そんなボスは,ボタン連打だけで勝てるような甘いものではない。モーションを覚えて,それに対応するというアクションゲームの楽しさが存分に味わえる。
また,ボスの攻撃をタイミングよくガードすると,「ジャストガード」によってオーラが回復する。その回復量は危険な攻撃ほど高くなるので,ピンチだからこそ相手の懐に飛び込み,ジャストガードを狙うのも作戦となる。そのままオーラ開放につなげて,大ダメージを与えられると気持ちいい。
最初はボスに翻弄されるばかりだったのが,戦いを繰り返すうちに華麗な超人バトルを演じている。そんな自分に出会えるはずだ。
終焉編と追討編はボリューム抜群!
冒頭でも触れたとおり,「MALICIOUS FALLEN」には2つのチャプターが追加されている。
終焉編では,マリシアスを巡る物語の完結が描かれている。再誕編において,怨敵マリシアスの悪意を取り込んで危険な存在と化した魂の器。その後が明らかになるチャプターだ。
新たな敵は,これまで味方だったはずの預言者達。
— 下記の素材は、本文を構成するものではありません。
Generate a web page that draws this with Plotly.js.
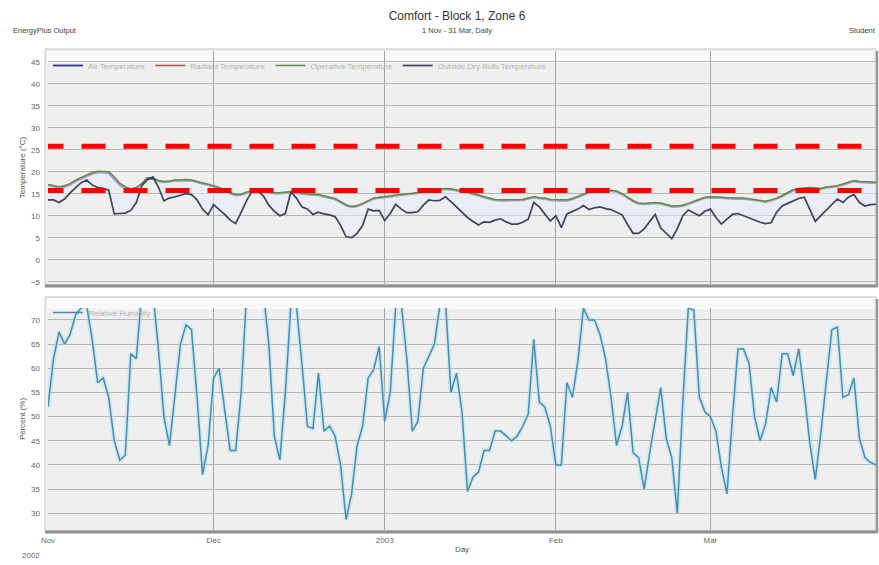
<!DOCTYPE html>
<html><head><meta charset="utf-8">
<script src="https://cdn.plot.ly/plotly-3.0.1.min.js"></script>
<style>html,body{margin:0;padding:0;background:#fff}#chart{width:879px;height:565px}</style>
</head><body><div id="chart"></div>
<script>
// ---- data ----
const startYear = 2002, startMonth = 10, startDay = 1; // 1 Nov 2002 (JS month index)
const tickDates = ['2002-11-01','2002-12-01','2003-01-01','2003-02-01','2003-03-01'];
const tickLabels = ['Nov','Dec','2003','Feb','Mar'];
const tempTicks = [-5,0,5,10,15,20,25,30,35,40,45];
const rhTicks = [30,35,40,45,50,55,60,65,70];
const comfortUpper = 25.8;
const comfortLower = 15.7;

const airTemp = [16.9,16.7,16.4,16.5,17.0,17.8,18.4,19.0,19.5,19.8, 19.8,19.6,18.3,16.9,16.2,15.8,16.2,17.2,18.5,18.4,
 17.8,17.6,17.7,17.9,17.9,18.0,17.9,17.6,17.2,16.9, 16.6,16.2,15.7,15.0,14.6,14.7,15.2,15.5,15.7,15.5,
 15.3,15.0,15.0,15.1,15.3,15.1,14.9,14.8,14.7,14.6, 14.3,14.0,13.7,13.0,12.3,11.9,12.1,12.6,13.2,13.8,
 14.0,14.1,14.3,14.5,14.7,14.8,14.9,15.1,15.3,15.5, 15.6,15.9,16.0,15.9,15.6,15.4,15.2,14.9,14.5,14.1,
 13.8,13.5,13.4,13.4,13.4,13.4,13.5,13.8,14.1,13.9, 13.8,13.5,13.4,13.4,13.4,13.7,14.2,14.7,15.2,15.4,
 15.5,15.6,15.6,15.4,14.8,14.0,13.2,12.7,12.6,12.7, 12.8,12.7,12.3,12.0,12.0,12.2,12.6,13.1,13.6,14.0,
 14.1,14.1,14.0,13.9,13.8,13.8,13.8,13.6,13.4,13.2, 13.1,13.4,13.8,14.4,15.1,15.7,16.0,16.1,16.2,16.1,
 16.0,16.3,16.5,16.6,17.0,17.4,17.8,17.6,17.5,17.5, 17.4];

const radiantTemp = [17.0,16.8,16.5,16.7,17.2,18.0,18.6,19.2,19.7,20.0, 20.0,19.9,18.7,17.3,16.5,16.0,16.3,17.2,18.5,18.5,
 17.9,17.7,17.8,18.0,18.0,18.1,18.0,17.7,17.3,17.0, 16.7,16.3,15.8,15.1,14.7,14.8,15.3,15.6,15.8,15.6,
 15.4,15.1,15.1,15.2,15.4,15.2,15.0,14.9,14.8,14.7, 14.4,14.1,13.8,13.1,12.4,12.0,12.2,12.7,13.3,13.9,
 14.1,14.2,14.4,14.6,14.8,14.9,15.0,15.2,15.4,15.6, 15.7,16.0,16.1,16.0,15.7,15.5,15.3,15.0,14.6,14.2,
 13.9,13.6,13.5,13.5,13.5,13.5,13.6,13.9,14.2,14.0, 13.9,13.6,13.5,13.5,13.5,13.8,14.3,14.8,15.3,15.5,
 15.6,15.7,15.7,15.5,14.9,14.1,13.3,12.8,12.7,12.8, 12.9,12.8,12.4,12.1,12.1,12.3,12.7,13.2,13.7,14.1,
 14.2,14.2,14.1,14.0,13.9,13.9,13.9,13.7,13.5,13.3, 13.2,13.5,13.9,14.5,15.2,15.8,16.1,16.2,16.3,16.2,
 16.1,16.4,16.6,16.7,17.1,17.5,17.9,17.7,17.6,17.6, 17.5];

const operativeTemp = [17.1,16.9,16.6,16.8,17.3,18.1,18.7,19.3,19.8,20.1, 20.1,20.0,18.8,17.4,16.6,16.1,16.4,17.3,18.6,18.6,
 18.0,17.8,17.9,18.1,18.1,18.2,18.1,17.8,17.4,17.1, 16.8,16.4,15.9,15.2,14.8,14.9,15.4,15.7,15.9,15.7,
 15.5,15.2,15.2,15.3,15.5,15.3,15.1,15.0,14.9,14.8, 14.5,14.2,13.9,13.2,12.5,12.1,12.3,12.8,13.4,14.0,
 14.2,14.3,14.5,14.7,14.9,15.0,15.1,15.3,15.5,15.7, 15.8,16.1,16.2,16.1,15.8,15.6,15.4,15.1,14.7,14.3,
 14.0,13.7,13.6,13.6,13.6,13.6,13.7,14.0,14.3,14.1, 14.0,13.7,13.6,13.6,13.6,13.9,14.4,14.9,15.4,15.6,
 15.7,15.8,15.8,15.6,15.0,14.2,13.4,12.9,12.8,12.9, 13.0,12.9,12.5,12.2,12.2,12.4,12.8,13.3,13.8,14.2,
 14.3,14.3,14.2,14.1,14.0,14.0,14.0,13.8,13.6,13.4, 13.3,13.6,14.0,14.6,15.3,15.9,16.2,16.3,16.4,16.3,
 16.2,16.5,16.7,16.8,17.2,17.6,18.0,17.8,17.7,17.7, 17.6];

const outsideTemp = [13.6,13.6,13.0,13.8,15.2,16.3,17.5,18.1,17.0,16.4, 16.2,15.8,10.4,10.5,10.6,11.2,13.0,16.8,18.2,18.8,
 16.5,13.4,14.0,14.3,14.6,15.0,14.8,13.6,11.5,10.2, 12.5,11.5,10.3,9.0,8.2,10.8,13.5,15.6,15.6,14.5,
 12.4,11.0,10.0,10.5,15.4,14.0,12.0,11.5,10.3,10.8, 10.4,10.2,9.8,7.8,5.2,5.0,6.0,7.8,11.5,11.1,
 11.2,8.9,10.5,12.6,11.5,10.7,10.7,10.9,12.4,13.6, 13.4,13.5,14.3,13.2,12.0,10.8,9.6,8.7,7.9,8.6,
 8.5,9.0,9.3,8.6,8.1,8.1,8.5,9.2,13.0,12.0, 10.3,8.8,10.0,7.3,10.4,10.9,11.5,12.3,11.4,11.8,
 12.0,11.6,11.4,10.8,10.2,8.0,6.0,6.0,7.0,8.7, 10.3,7.2,6.0,4.8,7.0,10.0,11.3,10.6,10.0,11.0,
 11.5,9.6,8.1,9.2,10.3,10.5,10.0,9.4,9.0,8.5, 8.2,8.4,10.8,12.2,12.8,13.4,13.9,14.2,11.5,8.7,
 10.0,11.3,12.7,13.8,13.0,14.2,14.8,13.0,12.2,12.5, 12.6];

const relHumidity = [52,62,67.5,65,67,71,72.5,73,66,57, 58,54,45,41,42,63,62,76,78,76,
 64,50,44,54,65,69,68,54,38,44, 58,60,52,43,43,55,76,79,78,76,
 65,46,41,55,73,73,61,48,47.5,59, 47,48,46,40,28.7,34,44,48,58,59.7,
 64.5,49,55,73,73.5,62,47,49,60,62.5, 65,73,74,55,59,51,34.5,37.5,38.5,43,
 43,47,47,46,45,46,48,50.5,66,53, 52,48,40,40,57,54,61.5,72.5,70,70,
 67,62,54,44,48,55,42.5,41.5,35,42.5, 49,56,45.5,41.5,30,53,72.5,72,54,51,
 50,47,39.5,34,50,64,64,61,50,45, 48.5,56,53,63,63,58.5,64,55,44.5,37,
 46.5,58,68,68.5,54,54.5,58,45.5,41.5,40.5, 40];

const days = airTemp.map((_, i) => new Date(Date.UTC(startYear, startMonth, startDay + i)).toISOString().slice(0, 10));

// ---- traces ----
const traces = [
  {x: days, y: airTemp, type: 'scatter', mode: 'lines', name: 'Air Temperature', xaxis: 'x', yaxis: 'y',
   line: {color: '#33338f', width: 1.8}, legend: 'legend'},
  {x: days, y: radiantTemp, type: 'scatter', mode: 'lines', name: 'Radiant Temperature', xaxis: 'x', yaxis: 'y',
   line: {color: '#a8524a', width: 1.5}, legend: 'legend'},
  {x: days, y: operativeTemp, type: 'scatter', mode: 'lines', name: 'Operative Temperature', xaxis: 'x', yaxis: 'y',
   line: {color: '#5a8c4c', width: 1.5}, legend: 'legend'},
  {x: days, y: outsideTemp, type: 'scatter', mode: 'lines', name: 'band', xaxis: 'x', yaxis: 'y',
   line: {width: 0}, fill: 'tonexty', fillcolor: 'rgba(232,235,252,0.55)', showlegend: false, hoverinfo: 'skip'},
  {x: days, y: outsideTemp, type: 'scatter', mode: 'lines', name: 'Outside Dry-Bulb Temperature', xaxis: 'x', yaxis: 'y',
   line: {color: '#3e4262', width: 1.7}, legend: 'legend'},
  {x: days, y: relHumidity, type: 'scatter', mode: 'lines', name: 'halo', xaxis: 'x2', yaxis: 'y2',
   line: {color: 'rgba(178,226,246,0.55)', width: 4.5}, showlegend: false, hoverinfo: 'skip'},
  {x: days, y: relHumidity, type: 'scatter', mode: 'lines', name: 'Relative Humidity', xaxis: 'x2', yaxis: 'y2',
   line: {color: '#4a8cae', width: 1.5}, legend: 'legend2'}
];

// ---- layout helpers (pixel -> paper) ----
const L = 48, R = 3, T = 51, B = 35, W = 879, H = 565;
const pw = W - L - R, ph = H - T - B;
const px = v => (v - L) / pw;
const py = v => (H - B - v) / ph;

const frame = (y0, y1) => ([
  {type: 'rect', xref: 'paper', yref: 'paper', x0: px(45), x1: px(876), y0: py(y1), y1: py(y0),
   fillcolor: '#eeefee', line: {color: '#c6c6c6', width: 1}, layer: 'below'},
  {type: 'line', xref: 'paper', yref: 'paper', x0: px(45), x1: px(877.5), y0: py(y1 + 1), y1: py(y1 + 1),
   line: {color: '#8e8e8e', width: 3}, layer: 'below'},
  {type: 'line', xref: 'paper', yref: 'paper', x0: px(877), x1: px(877), y0: py(y1 + 2), y1: py(y0 + 2),
   line: {color: '#9a9a9a', width: 2.5}, layer: 'below'}
]);

const shapes = [
  ...frame(49, 285),
  ...frame(297, 531),
  {type: 'rect', xref: 'paper', yref: 'paper', x0: px(47), x1: px(874), y0: py(63), y1: py(51),
   fillcolor: 'rgba(250,250,250,0.85)', line: {width: 0}, layer: 'below'},
  {type: 'rect', xref: 'paper', yref: 'paper', x0: px(47), x1: px(874), y0: py(309), y1: py(298),
   fillcolor: 'rgba(250,250,250,0.85)', line: {width: 0}, layer: 'below'},
  {type: 'line', xref: 'x', yref: 'y', x0: '2002-10-30 11:00', x1: '2003-04-05', y0: comfortUpper, y1: comfortUpper,
   line: {color: '#ff0000', width: 5, dash: '24px,18px'}},
  {type: 'line', xref: 'x', yref: 'y', x0: '2002-10-30 11:00', x1: '2003-04-05', y0: comfortLower, y1: comfortLower,
   line: {color: '#ff0000', width: 5, dash: '24px,18px'}}
];

const axisFont = {family: 'Liberation Sans, Arial, sans-serif', size: 8, color: '#666'};
const xr = ['2002-11-01', '2003-03-31'];

const layout = {
  width: W, height: H,
  margin: {l: L, r: R, t: T, b: B},
  paper_bgcolor: '#ffffff', plot_bgcolor: 'rgba(0,0,0,0)',
  font: {family: 'Liberation Sans, Arial, sans-serif', size: 8, color: '#555'},
  title: {text: 'Comfort - Block 1, Zone 6', x: 457 / W, y: 1 - 16 / H, xanchor: 'center', yanchor: 'middle',
          font: {size: 12, color: '#333'}},
  xaxis: {domain: [0, 1], anchor: 'y', type: 'date', range: xr, tickvals: tickDates, showticklabels: false,
          showgrid: true, gridcolor: '#a4a4a4', gridwidth: 1, zeroline: false, showline: false, ticks: '', fixedrange: true},
  yaxis: {domain: [py(284), 1], anchor: 'x', range: [-5.52, 47.43], tickvals: tempTicks,
          showgrid: true, gridcolor: '#b6b6b6', gridwidth: 1, zeroline: false, showline: false, ticks: '',
          ticklabelstandoff: 7, tickfont: axisFont,
          title: {text: 'Temperature (°C)', font: {size: 8, color: '#555'}, standoff: 4}},
  xaxis2: {domain: [0, 1], anchor: 'y2', type: 'date', range: xr, tickvals: tickDates, ticktext: tickLabels,
           showgrid: true, gridcolor: '#a4a4a4', gridwidth: 1, zeroline: false, showline: false, ticks: '',
           tickfont: axisFont, ticklabelstandoff: 4,
           title: {text: 'Day', font: {size: 8, color: '#555'}, standoff: 2}},
  yaxis2: {domain: [0, py(308)], anchor: 'x2', range: [26.52, 72.48], tickvals: rhTicks,
           showgrid: true, gridcolor: '#b6b6b6', gridwidth: 1, zeroline: false, showline: false, ticks: '',
           ticklabelstandoff: 7, tickfont: axisFont,
           title: {text: 'Percent (%)', font: {size: 8, color: '#555'}, standoff: 4}},
  legend: {orientation: 'h', x: px(48), y: py(51), xanchor: 'left', yanchor: 'top', traceorder: 'normal',
           bgcolor: 'rgba(0,0,0,0)', font: {size: 8, color: '#b4b4b4'}, itemwidth: 30, tracegroupgap: 0},
  legend2: {orientation: 'h', x: px(48), y: py(298), xanchor: 'left', yanchor: 'top', traceorder: 'normal',
           bgcolor: 'rgba(0,0,0,0)', font: {size: 8, color: '#b4b4b4'}, itemwidth: 30},
  shapes: shapes,
  annotations: [
    {text: '1 Nov - 31 Mar, Daily', xref: 'paper', yref: 'paper', x: px(457), y: py(31), showarrow: false,
     xanchor: 'center', yanchor: 'middle', font: {size: 7.5, color: '#444'}},
    {text: 'EnergyPlus Output', xref: 'paper', yref: 'paper', x: px(11), y: py(31), showarrow: false,
     xanchor: 'left', yanchor: 'middle', font: {size: 7.5, color: '#444'}},
    {text: 'Student', xref: 'paper', yref: 'paper', x: px(878), y: py(31), showarrow: false,
     xanchor: 'right', yanchor: 'middle', font: {size: 7.5, color: '#444'}},
    {text: '2002', xref: 'paper', yref: 'paper', x: px(31), y: py(555), showarrow: false,
     xanchor: 'center', yanchor: 'middle', font: {size: 8, color: '#666'}}
  ]
};

Plotly.newPlot('chart', traces, layout, {displayModeBar: false, staticPlot: true});
</script>
</body></html>
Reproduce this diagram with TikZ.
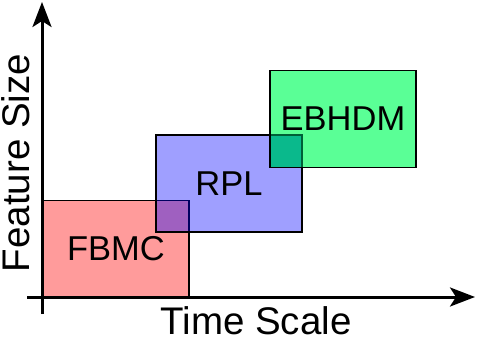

すべての能力を奪われた魂の器は,彼らにどう立ち向かうのか。そして,内に潜む悪意とどのような決着を付けるか。
終焉編の難度は非常に高い。耐久力を回復するフィールドを巧みに出現させるボスをはじめ,あらゆる攻撃を防ぎ止めるバリアを張り,城を駆け巡りながら兵器と連携するボス,魂の器のコピーや無数の防衛施設が守る巨大な施設。そして,4人の預言者との集団戦といった,これまでとは違ったシチュエーションの戦いが待っている。
PS4専用ソフトだけあり,グラフィックスも注目すべきポイントだ。黒雲のような“何か”がモヤモヤと形を変え続ける最終ボスは,迫力を感じると同時に幻想的ですらある。
もちろん,ボスを倒すと新たな武器の追加機能が手に入る。攻撃が多段ヒットする「鎌」,高速の突き連打を繰り出す「杭」,バリアを張る「壁」など,さらに戦いのバリエーションが広がるというわけだ。
一方,追討編は最高難度を誇るエンドコンテンツだ。時系列的には再誕編と終焉編の間にあたり,エレベーターのような「潜行数式陣」に乗ってマリシアスの元へと下っていく。途中のセーブは不可能で,降下した距離を競うことになる。
プレイヤーは潜行数式陣の動力「制御器」を守りつつ,無数の敵を撃破しなければならない。敵が増えすぎると潜行数式陣が降下するスピードが落ち,複数のボスが同時に襲いかかってくる。
また,魂の器の能力を低下させたり,パーツの再生を不可能にしたりする敵も登場するため,真っ先に倒さなければならない。
ここで特筆したいのが,潜行数式陣に点在する「数式核」だ。これはオーラを注ぎ込むと,能力強化や全体攻撃といった効果が発動する。オーラに新たな使い道が生まれたというわけだ。無数の敵と激しく戦いつつオーラを管理し,あちこち駆け回って数式核を起動させるのは,本当に忙しいが面白い。
セーブができない一発勝負のコンテンツだが,それだけにちょっとした息抜きにピッタリ。まるでアーケードゲームのようだ。
「MALICIOUS FALLEN」は練習して強くなる過程が楽しく,華麗なプレイを追究したり,タイムアタックに挑んだりすると遊び応えがさらに増す。アクションゲームが好きなら,末永く楽しめるのではないか。3600円(税込)の元を取るのは容易だろう。
しかも,終焉編と追討編では“マリシアスらしさ”を突き詰めているのが興味深い。シリーズ特有のオーラに新たな使い道を加えることで,リソース管理の面白さが増している。追討編にセーブ機能をあえて設けていないのは,シリーズが一貫して追求してきたアーケードライクな感覚を,これまでとは別の形で表現したものであると感じられた。
物語に目を向けると,作中のメッセージこそ少ないものの,実は世界設定が非常に充実している。それは,ゲーム内に収録されている小説を読めば分かるはずだ。異形のボスが抱く理想と正義,背負った過去と哀しい宿命を知ることで,戦いがより感慨深くなる。そして,多くの余韻を残す物語の結末には,思わずホロリとしてしまうことだろう。
7年越しの完結を迎えたマリシアスシリーズ。「練習してうまくなる」「アーケードライクに楽しめるアクションゲーム」「美しく幻想的なグラフィックス」といったキーワードが気になるアクションゲーマーなら,この最終章はきっと心に刺さるはずだ。